It took thousands of years for the Golden Isles’ distinctive cuisine to evolve out of ancient Native American and West African foodways.
Shrimp and Grits is a great example of that culinary crossroads.
Grits are coarsely ground corn boiled into porridge. Unlike sweet corn, native U.S. corn needs pulverizing and soaking in an alkaline solution in order to extract critical nutrients. Enslaved West Africans arrived in the Lowcountry beginning in the late 1600s and brought their culinary traditions with them. Working on coastal plantations, they combined locally caught shrimp with Native American corn. Shrimp and Grits is one of many unique culinary traditions that evolved through the generations in the Gullah-Geechee communities of our Sea Islands.
Over the last two decades, chefs throughout the South have creatively reimagined this timeless dish.
It showcases local ingredients and flavors. With the seemingly infinite varieties of this timeless dish come new opportunities for wonderful wine pairings.
To enhance the natural balance between the shrimp and the grits, it is important that the wine does not interfere. A light-bodied wine with only a slight zest is a perfect choice. A young, unoaked Chenin Blanc from any region would pair well.
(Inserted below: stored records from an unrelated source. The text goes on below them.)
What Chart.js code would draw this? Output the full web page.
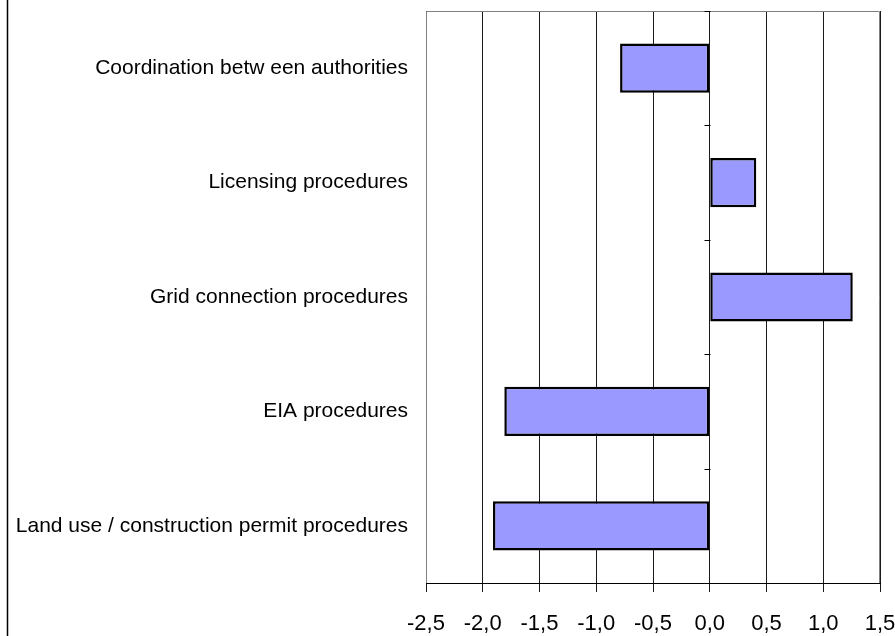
<!DOCTYPE html>
<html>
<head>
<meta charset="utf-8">
<script src="https://cdn.jsdelivr.net/npm/chart.js@4"></script>
<style>
  body { margin: 0; background: #fff; }
  #wrap { position: relative; width: 895px; height: 636px; }
</style>
</head>
<body>
<div id="wrap"><canvas id="myChart" width="895" height="636"></canvas></div>
<script>
let categories = [
  'Coordination betw een authorities',
  'Licensing procedures',
  'Grid connection procedures',
  'EIA procedures',
  'Land use / construction permit procedures'
];
let values = [-0.79, 0.41, 1.26, -1.81, -1.91];
let xMin = -2.5;
let xMax = 1.5;
let xStep = 0.5;

// plot frame, little ticks on the zero line and the left page border
let framePlugin = {
  id: 'frame',
  beforeDatasetsDraw(chart) {
    let ctx = chart.ctx;
    let a = chart.chartArea;
    let xs = chart.scales.x;
    let ys = chart.scales.y;
    ctx.save();
    ctx.strokeStyle = '#808080';
    ctx.lineWidth = 1;
    ctx.beginPath();
    ctx.moveTo(a.left + 0.5, a.bottom);
    ctx.lineTo(a.left + 0.5, a.top + 0.5);
    ctx.lineTo(a.right - 0.5, a.top + 0.5);
    ctx.lineTo(a.right - 0.5, a.bottom);
    ctx.stroke();

    let x0 = Math.round(xs.getPixelForValue(0)) + 0.5;
    let half = (ys.getPixelForValue(1) - ys.getPixelForValue(0)) / 2;
    ctx.strokeStyle = '#000';
    ctx.beginPath();
    for (let i = 0; i <= categories.length; i++) {
      let y = Math.round(ys.getPixelForValue(i) - half) + 0.5;
      ctx.moveTo(x0 - 6, y);
      ctx.lineTo(x0, y);
    }
    ctx.stroke();

    ctx.lineWidth = 1.5;
    ctx.beginPath();
    ctx.moveTo(7.5, 0);
    ctx.lineTo(7.5, chart.height);
    ctx.stroke();
    ctx.restore();
  }
};

let mychart = document.getElementById('myChart');

let chart = new Chart(mychart, {
  type: 'bar',
  data: {
    labels: categories,
    datasets: [{
      data: values,
      backgroundColor: '#9999ff',
      borderColor: '#000',
      borderWidth: 2.5,
      borderSkipped: false,
      barPercentage: 0.43,
      categoryPercentage: 1
    }]
  },
  options: {
    indexAxis: 'y',
    responsive: false,
    animation: false,
    devicePixelRatio: 1,
    layout: { padding: { top: 11, right: 15, left: 0, bottom: 0 } },
    plugins: {
      legend: { display: false },
      tooltip: { enabled: false }
    },
    scales: {
      x: {
        min: xMin,
        max: xMax,
        ticks: {
          stepSize: xStep,
          color: '#000',
          padding: 19,
          font: { family: 'Liberation Sans', size: 22 },
          callback: v => v.toFixed(1).replace('.', ',')
        },
        grid: {
          color: '#1a1a1a',
          lineWidth: 1,
          drawTicks: true,
          tickLength: 9
        },
        border: { color: '#000', width: 1 },
        afterFit: s => { s.height = 53; s.paddingLeft = 0; s.paddingRight = 0; }
      },
      y: {
        ticks: {
          color: '#000',
          padding: 10,
          font: { family: 'Liberation Sans', size: 21 }
        },
        grid: { display: false },
        border: { display: false },
        afterFit: s => { s.width = 426; s.paddingTop = 0; s.paddingBottom = 0; }
      }
    }
  },
  plugins: [framePlugin]
});
</script>
</body>
</html>
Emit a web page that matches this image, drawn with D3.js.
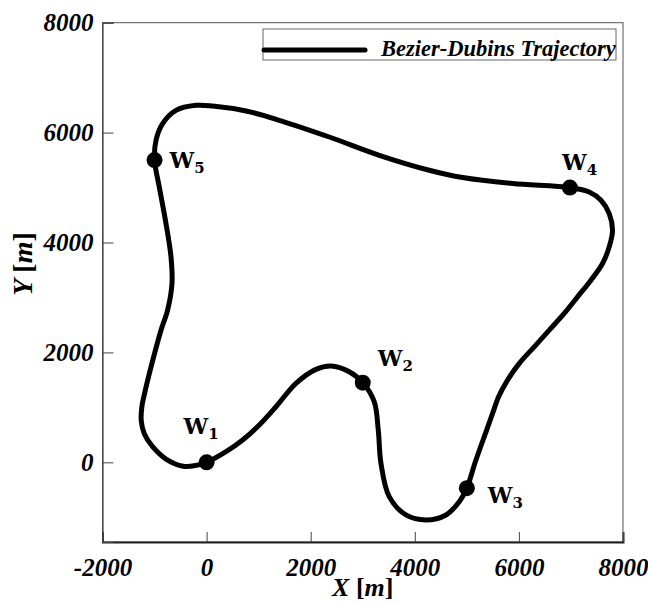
<!DOCTYPE html>
<html>
<head>
<meta charset="utf-8">
<script src="https://cdn.jsdelivr.net/npm/d3@7"></script>
<style>
  body { margin: 0; background: #fff; }
  .tick text { font-family: "Liberation Serif", serif; font-weight: bold; font-style: italic; font-size: 25px; fill: #000; }
  .wlabel { font-family: "DejaVu Serif", serif; font-weight: bold; fill: #000; }
</style>
</head>
<body>
<div id="chart"></div>
<script>
var width = 648, height = 604;
var margin = {top: 22.7, right: 25, bottom: 62, left: 102.5};

// trajectory samples (metres)
var trajX = [0, 373, 692, 1012, 1333, 1717, 2101, 2390, 2741, 3000, 3221, 3298, 3350, 3509, 3830, 4214, 4598, 4854, 5000,
  5160, 5380, 5495, 5610, 5782, 6007, 6295, 6583, 6871, 7127, 7384, 7607, 7735, 7799, 7735, 7576, 7351, 6980,
  5878, 4918, 4278, 3317, 2357, 1396, 757, 115, -204, -588, -845, -972, -1000,
  -909, -780, -684, -665, -749, -876, -1050, -1180, -1245, -1255, -1197, -1037, -780, -450, -200];
var trajY = [0, 193, 405, 678, 1011, 1436, 1691, 1751, 1647, 1450, 1102, 587, -18, -625, -958, -1049, -958, -716, -470,
  0, 587, 891, 1193, 1496, 1800, 2102, 2405, 2709, 3011, 3315, 3618, 3920, 4224, 4527, 4769, 4920, 5000,
  5073, 5182, 5315, 5587, 5920, 6224, 6393, 6484, 6496, 6405, 6164, 5860, 5500,
  5011, 4345, 3738, 3255, 2769, 2405, 1800, 1300, 1000, 750, 520, 284, 60, -70, -55];

var wpNames = ["1", "2", "3", "4", "5"];
var wpX = [0, 3000, 5000, 6980, -1000];
var wpY = [0, 1450, -470, 5000, 5500];

var xTicks = [-2000, 0, 2000, 4000, 6000, 8000];
var yTicks = [0, 2000, 4000, 6000, 8000];
var legendLabel = "Bezier-Dubins Trajectory";

// label placement (px from the waypoint)
var labelOff = [[-23, -28], [15, -17], [21, 15], [-8, -18], [15, 8]];

var x = d3.scaleLinear().domain([-2000, 8000]).range([margin.left, width - margin.right]);
var y = d3.scaleLinear().domain([-1450, 8000]).range([height - margin.bottom, margin.top]);

var svg = d3.select("#chart").append("svg")
    .attr("width", width)
    .attr("height", height);

// frame
svg.append("rect")
  .attr("x", x(-2000)).attr("y", y(8000))
  .attr("width", x(8000) - x(-2000)).attr("height", y(-1450) - y(8000))
  .attr("fill", "none").attr("stroke", "#555").attr("stroke-width", 1);

var fmt = function(d) { return String(d); };

var xAxis = svg.append("g")
  .attr("transform", "translate(0," + y(-1450) + ")")
  .call(d3.axisBottom(x).tickValues(xTicks).tickSize(-10).tickPadding(14).tickFormat(fmt));
xAxis.select(".domain").attr("stroke", "#222").attr("stroke-width", 2);
xAxis.selectAll(".tick line").attr("stroke", "#444");
xAxis.selectAll(".tick text").attr("dy", "0.78em");

var yAxis = svg.append("g")
  .attr("transform", "translate(" + x(-2000) + ",0)")
  .call(d3.axisLeft(y).tickValues(yTicks).tickSize(-11).tickPadding(9).tickFormat(fmt));
yAxis.select(".domain").attr("stroke", "#444").attr("stroke-width", 1.2);
yAxis.selectAll(".tick line").attr("stroke", "#444");

// axis titles
var xt = svg.append("text")
  .attr("x", (x(-2000) + x(8000)) / 2).attr("y", 596)
  .attr("text-anchor", "middle")
  .style("font-family", "Liberation Serif, serif").style("font-size", "26px").style("font-weight", "bold");
xt.append("tspan").style("font-style", "italic").text("X ");
xt.append("tspan").text("[");
xt.append("tspan").style("font-style", "italic").text("m");
xt.append("tspan").text("]");

var yt = svg.append("text")
  .attr("transform", "translate(32,264) rotate(-90)")
  .attr("text-anchor", "middle")
  .style("font-family", "Liberation Serif, serif").style("font-size", "28px").style("font-weight", "bold");
yt.append("tspan").style("font-style", "italic").text("Y ");
yt.append("tspan").text("[");
yt.append("tspan").style("font-style", "italic").text("m");
yt.append("tspan").text("]");

// trajectory
var pts = trajX.map(function(d, i) { return [d, trajY[i]]; });
var line = d3.line()
  .x(function(d) { return x(d[0]); })
  .y(function(d) { return y(d[1]); })
  .curve(d3.curveCatmullRomClosed.alpha(0.5));

svg.append("path")
  .datum(pts)
  .attr("d", line)
  .attr("fill", "none")
  .attr("stroke", "#000")
  .attr("stroke-width", 5)
  .attr("stroke-linejoin", "round");

// waypoints
var wp = svg.append("g").selectAll("g")
  .data(wpNames).enter()
  .append("g");

wp.append("circle")
  .attr("cx", function(d, i) { return x(wpX[i]); })
  .attr("cy", function(d, i) { return y(wpY[i]); })
  .attr("r", 8)
  .attr("fill", "#000");

var wl = wp.append("text")
  .attr("class", "wlabel")
  .attr("x", function(d, i) { return x(wpX[i]) + labelOff[i][0]; })
  .attr("y", function(d, i) { return y(wpY[i]) + labelOff[i][1]; })
  .style("font-size", "22px");
wl.append("tspan").text("W");
wl.append("tspan").attr("dy", 5).style("font-size", "15px").text(function(d) { return d; });

// legend
var lg = svg.append("g");
lg.append("rect")
  .attr("x", 263).attr("y", 29).attr("width", 353).attr("height", 31)
  .attr("fill", "#fff").attr("stroke", "#666").attr("stroke-width", 1);
lg.append("line")
  .attr("x1", 264).attr("x2", 365).attr("y1", 50).attr("y2", 50)
  .attr("stroke", "#000").attr("stroke-width", 5).attr("stroke-linecap", "round");
lg.append("text")
  .attr("x", 381).attr("y", 56)
  .style("font-family", "Liberation Serif, serif").style("font-size", "22.5px")
  .style("font-weight", "bold").style("font-style", "italic")
  .text(legendLabel);
</script>
</body>
</html>
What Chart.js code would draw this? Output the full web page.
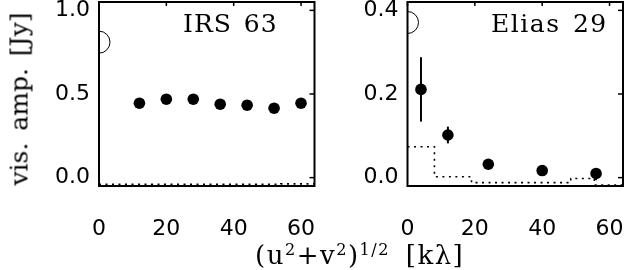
<!DOCTYPE html>
<html lang="en">
<head>
    <meta charset="UTF-8">
    <title>vis. amp.</title>
    <script src="https://cdn.jsdelivr.net/npm/chart.js"></script>
    <style>
        body { margin: 0; background: #fff; }
        #wrap { position: relative; width: 624px; height: 270px; overflow: hidden; }
        .panel { position: absolute; top: 0; height: 270px; }
        .lbl { position: absolute; font-family: "DejaVu Serif", serif; color: #000; white-space: nowrap; line-height: 1; }
        sup { font-size: 62%; vertical-align: 0; position: relative; top: -0.55em; }
    </style>
</head>
<body>
<div id="wrap">
    <div class="panel" style="left:0; width:325px;"><canvas id="irs"></canvas></div>
    <div class="panel" style="left:330px; width:294px;"><canvas id="elias"></canvas></div>
    <div class="lbl" style="left:183px; top:11px; font-size:25px; letter-spacing:1px; word-spacing:3px;">IRS 63</div>
    <div class="lbl" style="left:491px; top:11px; font-size:25px; letter-spacing:1.5px; word-spacing:3px;">Elias 29</div>
    <div class="lbl" style="left:19px; top:99px; font-size:25px; word-spacing:4px; transform:translate(-50%,-50%) rotate(-90deg);">vis. amp. [Jy]</div>
    <div class="lbl" style="left:255px; top:242px; font-size:26px; letter-spacing:1.5px; word-spacing:6px;">(u<sup>2</sup>+v<sup>2</sup>)<sup>1/2</sup> [kλ]</div>
</div>

<script>
    // valeurs
    const xTicks = [0, 20, 40, 60];

    // IRS 63
    const irsX = [12, 20, 28, 36, 44, 52, 60];
    const irsAmp = [0.445, 0.469, 0.469, 0.439, 0.433, 0.415, 0.445];
    const irsZeroAmp = 0.81;
    const irsModelX = [0, 54, 64];
    const irsModelY = [-0.040, -0.037, -0.037];
    const irsYTicks = [0, 0.5, 1.0];

    // Elias 29
    const elX = [4, 12, 24, 40, 56];
    const elAmp = [0.211, 0.102, 0.032, 0.017, 0.010];
    const elLo = [0.134, 0.082, 0.026, 0.011, -0.006];
    const elHi = [0.288, 0.122, 0.038, 0.023, 0.023];
    const elZeroAmp = 0.371;
    const elModelX = [0, 8, 19, 48.5, 55.5, 64];
    const elModelY = [0.074, 0.002, -0.012, -0.002, -0.018, -0.018];
    const elYTicks = [0, 0.2, 0.4];

    const tickFont = { family: '"DejaVu Sans", sans-serif', size: 22 };

    // cadre + petites graduations vers l'intérieur + barres d'erreur
    function framePlugin(err) {
        return {
            id: 'frame',
            afterDatasetsDraw(chart) {
                const ctx = chart.ctx;
                const a = chart.chartArea;
                const xs = chart.scales.x, ys = chart.scales.y;
                ctx.save();
                ctx.strokeStyle = '#000';
                if (err) {
                    ctx.lineWidth = 2;
                    err.x.forEach((xv, i) => {
                        const px = xs.getPixelForValue(xv);
                        ctx.beginPath();
                        ctx.moveTo(px, ys.getPixelForValue(err.lo[i]));
                        ctx.lineTo(px, ys.getPixelForValue(err.hi[i]));
                        ctx.stroke();
                    });
                }
                ctx.lineWidth = 2;
                ctx.strokeRect(a.left, a.top, a.right - a.left, a.bottom - a.top);
                ctx.lineWidth = 1.5;
                xTicks.forEach(v => {
                    const px = xs.getPixelForValue(v);
                    ctx.beginPath();
                    ctx.moveTo(px, a.top);
                    ctx.lineTo(px, a.top + 4);
                    ctx.stroke();
                });
                ys.ticks.forEach(t => {
                    const py = ys.getPixelForValue(t.value);
                    ctx.beginPath();
                    ctx.moveTo(a.right, py);
                    ctx.lineTo(a.right - 5, py);
                    ctx.stroke();
                });
                ctx.restore();
            }
        };
    }

    function makePanel(id, p) {
        const pts = p.x.map((v, i) => ({ x: v, y: p.amp[i] }));
        const model = p.modelX.map((v, i) => ({ x: v, y: p.modelY[i] }));
        new Chart(document.getElementById(id), {
            type: 'scatter',
            data: {
                datasets: [
                    {
                        data: model, showLine: true, stepped: 'before',
                        borderColor: '#000', borderWidth: 1.6, borderDash: [2, 4.5],
                        pointRadius: 0, clip: 0
                    },
                    {
                        data: [{ x: 0, y: p.zero }], pointRadius: 11, borderWidth: 1,
                        borderColor: '#000', backgroundColor: 'rgba(0,0,0,0)', clip: 0
                    },
                    {
                        data: pts, pointRadius: 5.8, borderWidth: 0,
                        backgroundColor: '#000', borderColor: '#000', clip: false
                    }
                ]
            },
            options: {
                responsive: true,
                maintainAspectRatio: false,
                animation: false,
                events: [],
                // autoPadding ajoutait le rayon du grand cercle (12px) autour du graphe
                layout: { autoPadding: false, padding: { top: 2, right: p.padRight, left: 0, bottom: 0 } },
                plugins: { legend: { display: false }, tooltip: { enabled: false } },
                scales: {
                    x: {
                        type: 'linear', min: 0, max: 64,
                        grid: { display: false, drawTicks: false },
                        border: { display: false },
                        afterBuildTicks: s => { s.ticks = xTicks.map(v => ({ value: v })); },
                        afterFit: s => { s.height = 84; s.paddingLeft = 0; s.paddingRight = 0; },
                        ticks: { color: '#000', font: tickFont, padding: 30, maxRotation: 0,
                                 callback: v => String(v) }
                    },
                    y: {
                        min: p.yMin, max: p.yMax,
                        grid: { display: false, drawTicks: false },
                        border: { display: false },
                        afterBuildTicks: s => { s.ticks = p.yTicks.map(v => ({ value: v })); },
                        afterFit: s => { s.width = p.axisW; s.paddingTop = 0; s.paddingBottom = 0; },
                        ticks: { color: '#000', font: tickFont, padding: 9,
                                 callback: v => v.toFixed(1) }
                    }
                }
            },
            plugins: [framePlugin(p.err)]
        });
    }

    makePanel('irs', {
        x: irsX, amp: irsAmp, zero: irsZeroAmp, modelX: irsModelX, modelY: irsModelY,
        yTicks: irsYTicks, yMin: -0.05, yMax: 1.05, axisW: 99, padRight: 10.5, err: null
    });
    makePanel('elias', {
        x: elX, amp: elAmp, zero: elZeroAmp, modelX: elModelX, modelY: elModelY,
        yTicks: elYTicks, yMin: -0.02, yMax: 0.42, axisW: 77.5, padRight: 1,
        err: { x: elX, lo: elLo, hi: elHi }
    });
</script>
</body>
</html>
Also, an Italian Prosecco, a dry sparkling wine, is a good choice, especially if you are enjoying your Shrimp and Grits at brunch.
Some variations of Shrimp and Grits use tomatoes, a perfectly acceptable choice by Southern standards.
Typically, the shrimp is sautéed with fresh tomatoes, garlic and optional amounts of spicy heat. The saucy shrimp mixture is served over cheesy grits. The addition of tomatoes calls for a wine with more body and earthy qualities. A slightly oaked Chardonnay from Argentina or Chile is an excellent choice: or a Pinot Blanc from California, France or Italy.
The use of strong seasonings, peppers, tomatoes and spiced sausages suggest a Creole touch. Since Creole foods have strong Spanish and French influences, wines from these regions would be great companions. White wines from France’s Southern Rhône valley are excellent choices. Young Spanish red wines like Tempranillo or Garnacha would also be perfect.
I guarantee that no two recipes on the menu in many of our local eateries will be the same.
Fortunately, many of the wine suggestions mentioned in this column are on wine lists across the Golden Isles.